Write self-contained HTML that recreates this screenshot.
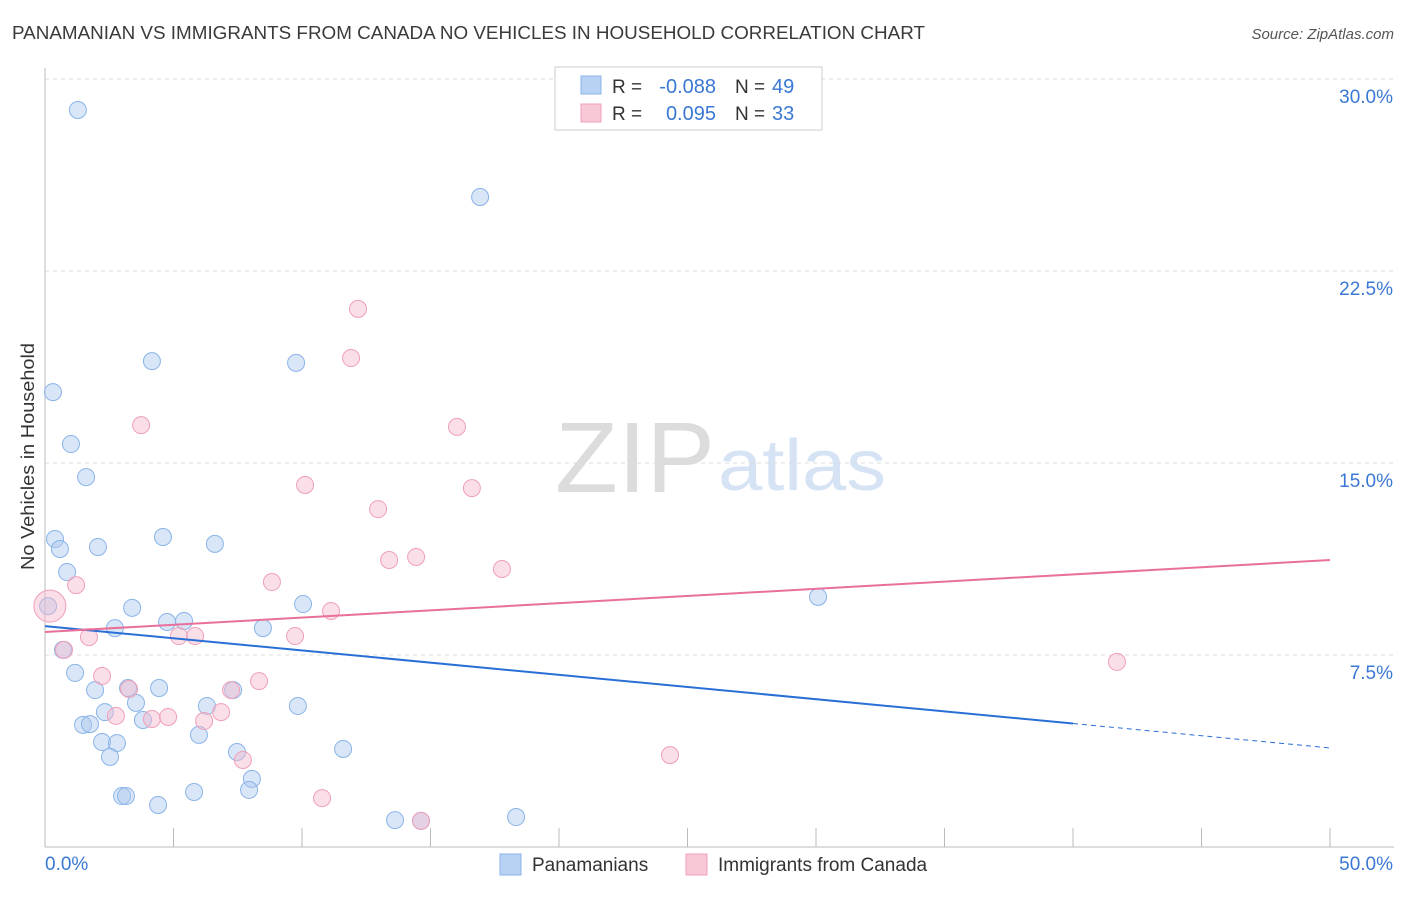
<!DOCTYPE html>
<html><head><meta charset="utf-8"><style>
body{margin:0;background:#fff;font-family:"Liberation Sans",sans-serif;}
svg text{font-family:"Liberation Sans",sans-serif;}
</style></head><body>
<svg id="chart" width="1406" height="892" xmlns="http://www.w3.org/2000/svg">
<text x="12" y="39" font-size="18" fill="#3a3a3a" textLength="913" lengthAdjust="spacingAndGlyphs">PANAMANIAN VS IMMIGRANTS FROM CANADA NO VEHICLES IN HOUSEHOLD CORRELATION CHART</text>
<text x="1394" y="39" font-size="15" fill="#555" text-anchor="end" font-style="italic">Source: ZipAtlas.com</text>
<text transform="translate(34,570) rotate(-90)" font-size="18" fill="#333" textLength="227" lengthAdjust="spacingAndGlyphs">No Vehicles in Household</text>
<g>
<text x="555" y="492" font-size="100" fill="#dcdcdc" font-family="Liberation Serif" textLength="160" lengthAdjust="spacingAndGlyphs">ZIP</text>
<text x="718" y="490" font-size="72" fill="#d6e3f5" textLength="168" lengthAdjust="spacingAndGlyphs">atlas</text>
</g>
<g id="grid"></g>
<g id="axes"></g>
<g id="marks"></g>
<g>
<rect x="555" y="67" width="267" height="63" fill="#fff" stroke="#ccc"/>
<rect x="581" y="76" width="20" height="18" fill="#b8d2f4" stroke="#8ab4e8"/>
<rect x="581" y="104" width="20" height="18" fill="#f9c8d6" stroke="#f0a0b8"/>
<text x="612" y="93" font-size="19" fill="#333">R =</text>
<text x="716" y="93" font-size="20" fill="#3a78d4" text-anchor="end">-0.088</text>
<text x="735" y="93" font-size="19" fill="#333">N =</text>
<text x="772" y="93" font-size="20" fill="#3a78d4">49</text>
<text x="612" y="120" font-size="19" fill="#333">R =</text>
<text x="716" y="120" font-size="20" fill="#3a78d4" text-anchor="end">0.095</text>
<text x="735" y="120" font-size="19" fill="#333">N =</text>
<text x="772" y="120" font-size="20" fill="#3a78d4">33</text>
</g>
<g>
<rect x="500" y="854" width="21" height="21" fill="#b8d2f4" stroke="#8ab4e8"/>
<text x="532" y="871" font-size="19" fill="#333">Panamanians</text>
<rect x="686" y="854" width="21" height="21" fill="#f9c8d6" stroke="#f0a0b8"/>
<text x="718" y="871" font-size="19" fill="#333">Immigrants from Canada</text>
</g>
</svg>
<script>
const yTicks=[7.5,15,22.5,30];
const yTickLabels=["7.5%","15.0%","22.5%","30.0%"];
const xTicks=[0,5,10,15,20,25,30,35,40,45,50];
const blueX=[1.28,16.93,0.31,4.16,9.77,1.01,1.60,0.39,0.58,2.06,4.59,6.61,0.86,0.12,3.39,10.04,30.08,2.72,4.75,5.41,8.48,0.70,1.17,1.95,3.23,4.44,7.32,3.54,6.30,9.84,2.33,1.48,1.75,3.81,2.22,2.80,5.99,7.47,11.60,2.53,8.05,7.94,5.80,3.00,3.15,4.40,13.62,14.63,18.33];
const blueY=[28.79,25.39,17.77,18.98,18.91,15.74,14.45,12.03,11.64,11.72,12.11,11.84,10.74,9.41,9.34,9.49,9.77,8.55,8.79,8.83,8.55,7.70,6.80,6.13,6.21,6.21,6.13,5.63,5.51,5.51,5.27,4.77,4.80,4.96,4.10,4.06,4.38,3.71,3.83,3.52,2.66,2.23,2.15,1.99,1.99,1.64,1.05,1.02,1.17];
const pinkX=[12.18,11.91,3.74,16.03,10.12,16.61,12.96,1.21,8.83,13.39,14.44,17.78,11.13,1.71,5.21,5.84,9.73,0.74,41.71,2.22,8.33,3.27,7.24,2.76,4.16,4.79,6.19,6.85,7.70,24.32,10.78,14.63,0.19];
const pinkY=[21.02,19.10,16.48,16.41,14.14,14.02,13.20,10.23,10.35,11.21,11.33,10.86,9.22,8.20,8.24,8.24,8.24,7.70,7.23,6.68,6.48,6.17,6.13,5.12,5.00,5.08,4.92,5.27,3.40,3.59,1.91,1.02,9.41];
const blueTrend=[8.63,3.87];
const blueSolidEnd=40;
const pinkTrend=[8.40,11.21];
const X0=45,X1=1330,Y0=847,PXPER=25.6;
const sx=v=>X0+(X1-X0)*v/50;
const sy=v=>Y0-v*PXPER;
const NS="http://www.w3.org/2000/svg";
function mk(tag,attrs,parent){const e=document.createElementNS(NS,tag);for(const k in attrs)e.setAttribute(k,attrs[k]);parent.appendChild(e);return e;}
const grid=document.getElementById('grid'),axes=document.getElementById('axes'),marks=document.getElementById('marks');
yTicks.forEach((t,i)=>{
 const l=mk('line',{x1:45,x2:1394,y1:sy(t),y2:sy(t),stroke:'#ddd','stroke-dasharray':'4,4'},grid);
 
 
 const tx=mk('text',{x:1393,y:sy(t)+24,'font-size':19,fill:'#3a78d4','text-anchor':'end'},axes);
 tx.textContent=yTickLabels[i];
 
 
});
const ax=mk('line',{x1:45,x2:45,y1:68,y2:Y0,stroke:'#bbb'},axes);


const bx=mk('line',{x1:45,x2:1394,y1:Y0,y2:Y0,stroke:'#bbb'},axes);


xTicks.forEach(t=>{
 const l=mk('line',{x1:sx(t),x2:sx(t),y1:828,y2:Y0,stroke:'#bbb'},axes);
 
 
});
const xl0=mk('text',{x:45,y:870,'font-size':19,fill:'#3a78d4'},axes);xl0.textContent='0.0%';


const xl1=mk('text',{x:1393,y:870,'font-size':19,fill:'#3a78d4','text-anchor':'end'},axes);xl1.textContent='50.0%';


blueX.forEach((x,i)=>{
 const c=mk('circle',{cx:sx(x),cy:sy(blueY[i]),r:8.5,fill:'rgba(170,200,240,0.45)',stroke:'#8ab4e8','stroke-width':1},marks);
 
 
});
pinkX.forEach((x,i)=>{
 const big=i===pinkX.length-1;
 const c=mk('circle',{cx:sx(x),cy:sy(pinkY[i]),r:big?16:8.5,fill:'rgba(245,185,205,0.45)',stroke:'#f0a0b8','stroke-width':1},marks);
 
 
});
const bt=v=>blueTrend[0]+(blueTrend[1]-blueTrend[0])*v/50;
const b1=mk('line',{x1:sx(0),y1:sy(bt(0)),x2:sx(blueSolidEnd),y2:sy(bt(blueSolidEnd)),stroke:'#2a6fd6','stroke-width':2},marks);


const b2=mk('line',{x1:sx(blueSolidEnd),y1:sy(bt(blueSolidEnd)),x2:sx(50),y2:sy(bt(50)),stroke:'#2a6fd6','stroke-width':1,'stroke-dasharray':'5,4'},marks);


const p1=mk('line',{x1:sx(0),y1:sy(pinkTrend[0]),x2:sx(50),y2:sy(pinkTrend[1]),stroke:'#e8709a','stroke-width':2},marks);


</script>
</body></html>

-------------------------

Challenge: Copy every line of the data exactly as written, excluding the pictures.

Result of this task:
Write self-contained HTML that recreates this screenshot.
<!DOCTYPE html>
<html><head><meta charset="utf-8"><style>
body{margin:0;background:#fff;font-family:"Liberation Sans",sans-serif;}
svg text{font-family:"Liberation Sans",sans-serif;}
</style></head><body>
<svg id="chart" width="1406" height="892" xmlns="http://www.w3.org/2000/svg">
<text x="12" y="39" font-size="18" fill="#3a3a3a" textLength="913" lengthAdjust="spacingAndGlyphs">PANAMANIAN VS IMMIGRANTS FROM CANADA NO VEHICLES IN HOUSEHOLD CORRELATION CHART</text>
<text x="1394" y="39" font-size="15" fill="#555" text-anchor="end" font-style="italic">Source: ZipAtlas.com</text>
<text transform="translate(34,570) rotate(-90)" font-size="18" fill="#333" textLength="227" lengthAdjust="spacingAndGlyphs">No Vehicles in Household</text>
<g>
<text x="555" y="492" font-size="100" fill="#dcdcdc" font-family="Liberation Serif" textLength="160" lengthAdjust="spacingAndGlyphs">ZIP</text>
<text x="718" y="490" font-size="72" fill="#d6e3f5" textLength="168" lengthAdjust="spacingAndGlyphs">atlas</text>
</g>
<g id="grid"></g>
<g id="axes"></g>
<g id="marks"></g>
<g>
<rect x="555" y="67" width="267" height="63" fill="#fff" stroke="#ccc"/>
<rect x="581" y="76" width="20" height="18" fill="#b8d2f4" stroke="#8ab4e8"/>
<rect x="581" y="104" width="20" height="18" fill="#f9c8d6" stroke="#f0a0b8"/>
<text x="612" y="93" font-size="19" fill="#333">R =</text>
<text x="716" y="93" font-size="20" fill="#3a78d4" text-anchor="end">-0.088</text>
<text x="735" y="93" font-size="19" fill="#333">N =</text>
<text x="772" y="93" font-size="20" fill="#3a78d4">49</text>
<text x="612" y="120" font-size="19" fill="#333">R =</text>
<text x="716" y="120" font-size="20" fill="#3a78d4" text-anchor="end">0.095</text>
<text x="735" y="120" font-size="19" fill="#333">N =</text>
<text x="772" y="120" font-size="20" fill="#3a78d4">33</text>
</g>
<g>
<rect x="500" y="854" width="21" height="21" fill="#b8d2f4" stroke="#8ab4e8"/>
<text x="532" y="871" font-size="19" fill="#333">Panamanians</text>
<rect x="686" y="854" width="21" height="21" fill="#f9c8d6" stroke="#f0a0b8"/>
<text x="718" y="871" font-size="19" fill="#333">Immigrants from Canada</text>
</g>
</svg>
<script>
const yTicks=[7.5,15,22.5,30];
const yTickLabels=["7.5%","15.0%","22.5%","30.0%"];
const xTicks=[0,5,10,15,20,25,30,35,40,45,50];
const blueX=[1.28,16.93,0.31,4.16,9.77,1.01,1.60,0.39,0.58,2.06,4.59,6.61,0.86,0.12,3.39,10.04,30.08,2.72,4.75,5.41,8.48,0.70,1.17,1.95,3.23,4.44,7.32,3.54,6.30,9.84,2.33,1.48,1.75,3.81,2.22,2.80,5.99,7.47,11.60,2.53,8.05,7.94,5.80,3.00,3.15,4.40,13.62,14.63,18.33];
const blueY=[28.79,25.39,17.77,18.98,18.91,15.74,14.45,12.03,11.64,11.72,12.11,11.84,10.74,9.41,9.34,9.49,9.77,8.55,8.79,8.83,8.55,7.70,6.80,6.13,6.21,6.21,6.13,5.63,5.51,5.51,5.27,4.77,4.80,4.96,4.10,4.06,4.38,3.71,3.83,3.52,2.66,2.23,2.15,1.99,1.99,1.64,1.05,1.02,1.17];
const pinkX=[12.18,11.91,3.74,16.03,10.12,16.61,12.96,1.21,8.83,13.39,14.44,17.78,11.13,1.71,5.21,5.84,9.73,0.74,41.71,2.22,8.33,3.27,7.24,2.76,4.16,4.79,6.19,6.85,7.70,24.32,10.78,14.63,0.19];
const pinkY=[21.02,19.10,16.48,16.41,14.14,14.02,13.20,10.23,10.35,11.21,11.33,10.86,9.22,8.20,8.24,8.24,8.24,7.70,7.23,6.68,6.48,6.17,6.13,5.12,5.00,5.08,4.92,5.27,3.40,3.59,1.91,1.02,9.41];
const blueTrend=[8.63,3.87];
const blueSolidEnd=40;
const pinkTrend=[8.40,11.21];
const X0=45,X1=1330,Y0=847,PXPER=25.6;
const sx=v=>X0+(X1-X0)*v/50;
const sy=v=>Y0-v*PXPER;
const NS="http://www.w3.org/2000/svg";
function mk(tag,attrs,parent){const e=document.createElementNS(NS,tag);for(const k in attrs)e.setAttribute(k,attrs[k]);parent.appendChild(e);return e;}
const grid=document.getElementById('grid'),axes=document.getElementById('axes'),marks=document.getElementById('marks');
yTicks.forEach((t,i)=>{
 const l=mk('line',{x1:45,x2:1394,y1:sy(t),y2:sy(t),stroke:'#ddd','stroke-dasharray':'4,4'},grid);
 
 
 const tx=mk('text',{x:1393,y:sy(t)+24,'font-size':19,fill:'#3a78d4','text-anchor':'end'},axes);
 tx.textContent=yTickLabels[i];
 
 
});
const ax=mk('line',{x1:45,x2:45,y1:68,y2:Y0,stroke:'#bbb'},axes);


const bx=mk('line',{x1:45,x2:1394,y1:Y0,y2:Y0,stroke:'#bbb'},axes);


xTicks.forEach(t=>{
 const l=mk('line',{x1:sx(t),x2:sx(t),y1:828,y2:Y0,stroke:'#bbb'},axes);
 
 
});
const xl0=mk('text',{x:45,y:870,'font-size':19,fill:'#3a78d4'},axes);xl0.textContent='0.0%';


const xl1=mk('text',{x:1393,y:870,'font-size':19,fill:'#3a78d4','text-anchor':'end'},axes);xl1.textContent='50.0%';


blueX.forEach((x,i)=>{
 const c=mk('circle',{cx:sx(x),cy:sy(blueY[i]),r:8.5,fill:'rgba(170,200,240,0.45)',stroke:'#8ab4e8','stroke-width':1},marks);
 
 
});
pinkX.forEach((x,i)=>{
 const big=i===pinkX.length-1;
 const c=mk('circle',{cx:sx(x),cy:sy(pinkY[i]),r:big?16:8.5,fill:'rgba(245,185,205,0.45)',stroke:'#f0a0b8','stroke-width':1},marks);
 
 
});
const bt=v=>blueTrend[0]+(blueTrend[1]-blueTrend[0])*v/50;
const b1=mk('line',{x1:sx(0),y1:sy(bt(0)),x2:sx(blueSolidEnd),y2:sy(bt(blueSolidEnd)),stroke:'#2a6fd6','stroke-width':2},marks);


const b2=mk('line',{x1:sx(blueSolidEnd),y1:sy(bt(blueSolidEnd)),x2:sx(50),y2:sy(bt(50)),stroke:'#2a6fd6','stroke-width':1,'stroke-dasharray':'5,4'},marks);


const p1=mk('line',{x1:sx(0),y1:sy(pinkTrend[0]),x2:sx(50),y2:sy(pinkTrend[1]),stroke:'#e8709a','stroke-width':2},marks);


</script>
</body></html>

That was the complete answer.